Fair Taxation: Commission welcomes agreement on minimum taxation of multinationals

(Credit: Unsplash)

This article is brought to you in association with the European Commission.


The Commission welcomes the unanimous agreement announced last night by the Czech Presidency of the EU Council on the Commission’s proposal for a Directive ensuring a minimum effective tax rate for large multinational groups. With this historic agreement, the EU’s pledge to be among the first to implement the OECD tax reform, comes closer to fruition. Once implemented, this agreement will bring fairness, transparency and stability to the international corporate tax framework.  

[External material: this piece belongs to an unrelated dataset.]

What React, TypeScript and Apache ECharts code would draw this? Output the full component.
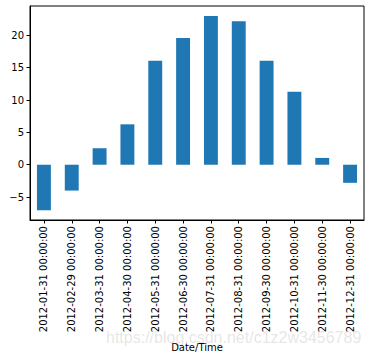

The Council Directive, to be formally adopted by Council written procedure, includes a common set of rules on how to calculate the 15% effective minimum tax rate– so that this is properly and consistently applied across the EU. The minimum tax rate of 15% has been agreed at global level by 137 countries.

The rules will apply to multinational enterprise groups and large-scale domestic groups in the EU, with combined financial revenues of more than €750 million a year. They will apply to any large group, both domestic and international, with a parent company or a subsidiary situated in an EU Member State. If the minimum effective rate is not imposed by the country where the subsidiary company is based, there are provisions for the Member State of the parent company to apply a “top-up” tax. This Directive also ensures effective taxation in situations where the parent company is situated outside the EU in a low-tax country which does not apply equivalent rules.

Member States must implement the new rules by 31 December 2023.

Background

Ensuring a global minimum level of taxation for Minimum corporate taxation is one of the two work streams of the global OECD agreement (Pillar 2) – the other is the partial re-allocation of taxing rights (known as Pillar 1). The latter will adapt the international rules on how the taxation of corporate profits of the largest and most profitable multinationals is shared amongst countries, to reflect the changing nature of business models and the ability of companies to do business without a physical presence.